At the last place I worked, one of the benefits was payment to employees if the employee discovered medical providers double-billing or the insurance company overpaying. Employees were encouraged to go over their benefit statements with a fine tooth comb. If a mistake was discovered, the employee was paid a percentage of the mistake. I don’t remember the percentage, but it was high enough that some employees received hundreds of dollars.
The high billing amounts seem to be the hospital/office saying, “Let’s see how much will stick.”
My health insurance has an HRA (reimbursement account) that is partially funded by the company. Last year, I found that one particularly large procedure had been double billed, and both bills were deducted from my HRA. If I hadn’t noticed, I would have had to eventually pay that additional amount for further bills accrued after the account was depleted.
Yet somehow my grocery store manages to figure out the cost of a loaf of bread before I buy it, and out of that sticker price, they pay
The stock person
The manager’s manager
They guy who mops the floor
The electric company
The gas company
The light bulb changer
The guy that plays the piano up front (I’m not making that up.)
The bakery that actually made the bread
But there’s no way to get that in medicine with the way care is currently structured. It will take some sort of single-payer setup to replicate that in medicine. And getting that in place is going to be hard, as there are a lot of vested interests who will fight that change.
Oh and in your example, WhyNot, nearly everyone you mentioned is an actual employee of the grocery store. In the example MamaZappa gave, none of the four doctors involved are likely to be salaried employees of the hospital or clinic (which is why they are billing separately). That makes for a more complicated billing situation. (The more expensive comes from other factors, touched on by Cheesesteak’s post.)
Of course. But Mamma Zappa’s post was implying there was something hinky (if not downright fraudulent) about all those separate bills, which is why I replied the way I did. She’s not being ripped off; those providers did perform services, and under our current fee-for-service model directly billing the patient for those services is how they get paid for their work.
And this is why it is hysterical when anyone talks about the power of the free market to bring down costs. The absolute core of the free market system is the idea that people make purchases based on the lowest cost for identical products. But if you literally cannot tell–even roughly–what things will cost until after the fact.
Interestingly enough, fertility medicine is one of the few areas of medicine where you really do have a free market: most people are at least somewhat out of pocket and you don’t have to have the product like you have to have, say, treatment for a broken arm. And so prices are very upfront compared to other types of medicine–clinics have price sheets. And it seems to me that that does drive prices down: for all that fertility treatments are not cheap, you can get a lot done for less than the cost of a broken arm at the ER.
In 2011, I had to get a procedure on my ear that only ended up costing me a $30 copay.
However, earlier this year when I went to get the same exact procedure done on my other ear, I wound up getting a bill for $180, in addition to the $30 copay I had to pay at the office.
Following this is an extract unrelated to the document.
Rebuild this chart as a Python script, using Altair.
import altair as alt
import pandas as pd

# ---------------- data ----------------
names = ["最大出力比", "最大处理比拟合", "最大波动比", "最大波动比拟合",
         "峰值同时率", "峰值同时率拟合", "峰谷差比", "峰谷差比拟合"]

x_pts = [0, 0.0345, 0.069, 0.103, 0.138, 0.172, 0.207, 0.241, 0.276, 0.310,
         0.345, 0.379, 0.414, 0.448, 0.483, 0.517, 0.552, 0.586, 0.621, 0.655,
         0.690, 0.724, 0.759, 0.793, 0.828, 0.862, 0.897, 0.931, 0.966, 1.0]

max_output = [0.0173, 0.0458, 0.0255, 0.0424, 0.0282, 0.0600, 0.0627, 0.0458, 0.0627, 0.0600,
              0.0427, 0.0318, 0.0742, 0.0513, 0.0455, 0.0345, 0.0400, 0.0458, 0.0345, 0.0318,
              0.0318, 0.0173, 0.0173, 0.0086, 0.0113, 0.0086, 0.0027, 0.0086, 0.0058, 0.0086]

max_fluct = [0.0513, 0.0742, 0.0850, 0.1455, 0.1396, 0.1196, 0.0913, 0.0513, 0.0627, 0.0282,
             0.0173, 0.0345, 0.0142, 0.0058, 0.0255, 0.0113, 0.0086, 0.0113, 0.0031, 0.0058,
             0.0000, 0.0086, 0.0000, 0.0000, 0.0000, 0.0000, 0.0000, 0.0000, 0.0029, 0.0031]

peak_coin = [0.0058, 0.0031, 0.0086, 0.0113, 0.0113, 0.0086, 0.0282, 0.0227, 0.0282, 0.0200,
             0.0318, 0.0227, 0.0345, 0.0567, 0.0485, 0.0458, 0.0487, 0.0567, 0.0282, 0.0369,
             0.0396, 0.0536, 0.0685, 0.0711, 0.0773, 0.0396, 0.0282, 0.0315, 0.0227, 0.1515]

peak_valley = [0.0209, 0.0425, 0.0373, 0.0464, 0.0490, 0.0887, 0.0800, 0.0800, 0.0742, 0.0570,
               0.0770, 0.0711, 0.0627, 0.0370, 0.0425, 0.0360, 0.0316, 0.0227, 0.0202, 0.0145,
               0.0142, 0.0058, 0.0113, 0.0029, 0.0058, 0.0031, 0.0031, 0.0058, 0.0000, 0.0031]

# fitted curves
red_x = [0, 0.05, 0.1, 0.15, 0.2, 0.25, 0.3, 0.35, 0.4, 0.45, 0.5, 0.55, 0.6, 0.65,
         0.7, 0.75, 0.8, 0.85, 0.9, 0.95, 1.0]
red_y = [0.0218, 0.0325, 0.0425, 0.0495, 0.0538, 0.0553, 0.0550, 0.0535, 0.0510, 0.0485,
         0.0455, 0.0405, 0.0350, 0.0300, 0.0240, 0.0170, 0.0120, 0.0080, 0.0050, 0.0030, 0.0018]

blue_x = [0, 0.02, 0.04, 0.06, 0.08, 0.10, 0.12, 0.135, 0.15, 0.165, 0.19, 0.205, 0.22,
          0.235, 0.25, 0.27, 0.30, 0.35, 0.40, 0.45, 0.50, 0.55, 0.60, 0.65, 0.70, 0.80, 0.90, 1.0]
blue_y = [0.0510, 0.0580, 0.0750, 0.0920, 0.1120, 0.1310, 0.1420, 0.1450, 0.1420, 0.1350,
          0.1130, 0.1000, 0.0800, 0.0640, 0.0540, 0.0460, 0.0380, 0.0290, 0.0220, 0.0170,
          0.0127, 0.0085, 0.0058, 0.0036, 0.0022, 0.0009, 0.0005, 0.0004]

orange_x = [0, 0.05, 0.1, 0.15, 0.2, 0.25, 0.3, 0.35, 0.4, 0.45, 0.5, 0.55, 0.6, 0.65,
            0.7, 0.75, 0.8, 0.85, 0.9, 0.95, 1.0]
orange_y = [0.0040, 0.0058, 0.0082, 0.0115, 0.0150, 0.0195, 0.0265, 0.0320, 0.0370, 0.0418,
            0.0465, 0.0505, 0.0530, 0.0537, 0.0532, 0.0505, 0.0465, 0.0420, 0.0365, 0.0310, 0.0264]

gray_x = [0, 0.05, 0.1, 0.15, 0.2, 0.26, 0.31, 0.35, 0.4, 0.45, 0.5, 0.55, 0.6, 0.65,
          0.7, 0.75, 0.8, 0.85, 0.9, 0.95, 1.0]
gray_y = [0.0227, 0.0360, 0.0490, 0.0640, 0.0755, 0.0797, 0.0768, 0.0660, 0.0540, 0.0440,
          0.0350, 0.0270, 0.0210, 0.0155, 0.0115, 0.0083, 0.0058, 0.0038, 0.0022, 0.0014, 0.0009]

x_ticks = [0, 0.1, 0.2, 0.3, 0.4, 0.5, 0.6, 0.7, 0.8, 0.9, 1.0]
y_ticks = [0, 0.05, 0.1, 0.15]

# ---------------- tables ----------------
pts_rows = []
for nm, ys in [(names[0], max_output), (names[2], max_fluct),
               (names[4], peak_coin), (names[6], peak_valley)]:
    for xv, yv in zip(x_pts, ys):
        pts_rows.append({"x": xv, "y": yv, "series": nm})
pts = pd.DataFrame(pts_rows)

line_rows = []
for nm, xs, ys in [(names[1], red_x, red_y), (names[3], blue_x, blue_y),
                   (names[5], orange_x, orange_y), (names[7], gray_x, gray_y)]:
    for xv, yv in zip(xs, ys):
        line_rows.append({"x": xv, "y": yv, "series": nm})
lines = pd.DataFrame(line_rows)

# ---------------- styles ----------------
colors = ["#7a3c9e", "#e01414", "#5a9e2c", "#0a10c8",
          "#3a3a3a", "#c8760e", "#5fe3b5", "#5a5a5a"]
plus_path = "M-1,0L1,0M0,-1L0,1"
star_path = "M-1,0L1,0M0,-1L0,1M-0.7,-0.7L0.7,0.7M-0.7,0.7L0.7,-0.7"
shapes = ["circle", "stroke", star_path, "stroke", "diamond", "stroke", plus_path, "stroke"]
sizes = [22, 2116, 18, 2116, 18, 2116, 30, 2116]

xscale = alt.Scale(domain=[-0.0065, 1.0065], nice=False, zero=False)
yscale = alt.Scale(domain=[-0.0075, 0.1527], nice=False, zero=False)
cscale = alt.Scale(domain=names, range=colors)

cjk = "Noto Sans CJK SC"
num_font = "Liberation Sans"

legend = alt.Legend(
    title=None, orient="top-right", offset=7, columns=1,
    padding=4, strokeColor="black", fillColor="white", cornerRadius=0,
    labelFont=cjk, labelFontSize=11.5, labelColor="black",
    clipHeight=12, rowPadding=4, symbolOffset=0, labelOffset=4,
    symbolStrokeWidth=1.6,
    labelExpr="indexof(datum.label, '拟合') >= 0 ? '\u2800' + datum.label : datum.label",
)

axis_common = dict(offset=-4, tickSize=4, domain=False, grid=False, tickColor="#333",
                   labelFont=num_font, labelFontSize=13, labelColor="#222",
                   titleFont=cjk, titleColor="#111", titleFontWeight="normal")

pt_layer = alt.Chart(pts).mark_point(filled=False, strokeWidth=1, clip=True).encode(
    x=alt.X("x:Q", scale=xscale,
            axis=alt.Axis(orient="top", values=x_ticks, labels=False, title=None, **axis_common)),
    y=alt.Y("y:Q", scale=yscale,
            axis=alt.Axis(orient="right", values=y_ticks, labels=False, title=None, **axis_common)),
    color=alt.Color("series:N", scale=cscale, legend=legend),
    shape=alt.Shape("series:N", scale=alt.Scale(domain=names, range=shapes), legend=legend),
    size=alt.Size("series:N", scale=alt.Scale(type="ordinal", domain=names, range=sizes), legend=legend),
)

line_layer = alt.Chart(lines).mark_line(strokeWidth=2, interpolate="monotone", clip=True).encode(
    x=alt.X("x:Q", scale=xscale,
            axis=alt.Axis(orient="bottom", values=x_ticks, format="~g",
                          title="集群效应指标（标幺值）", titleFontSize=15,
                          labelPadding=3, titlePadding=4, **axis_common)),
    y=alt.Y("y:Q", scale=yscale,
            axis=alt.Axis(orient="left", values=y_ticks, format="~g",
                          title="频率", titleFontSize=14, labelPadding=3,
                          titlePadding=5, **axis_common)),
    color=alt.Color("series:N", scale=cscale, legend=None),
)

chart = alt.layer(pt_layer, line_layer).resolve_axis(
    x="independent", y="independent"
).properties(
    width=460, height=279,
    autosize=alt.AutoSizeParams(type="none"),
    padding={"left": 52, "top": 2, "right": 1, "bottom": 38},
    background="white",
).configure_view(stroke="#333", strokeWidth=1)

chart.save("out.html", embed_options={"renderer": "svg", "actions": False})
At first I thought it may have been because I hadn’t met my deductible. But in 2011 when I had the first procedure done, I hadn’t come close to meeting my deductible either.
When I called the billing department, I couldn’t get a straight answer on why it cost me so much more this time.
And therein lies the problem. The healthcare business in this country doesn’t really function like a traditional free market in that consumers are able to look at costs and figure out what’s the best deal.
If you go to a mechanic, you’re often be able to see right when you walk in the door that, say, an oil change will cost you $19.95 or a radiator flush, $89.95. Or if they find something wrong with your car, they can tell you “all right, this will cost you $350 to fix.” And if you don’t want to pay that, you can always call around.
But, I’ve found in many cases the doctors themselves won’t even know how much the services cost, let alone how much the patient has to pay out of pocket.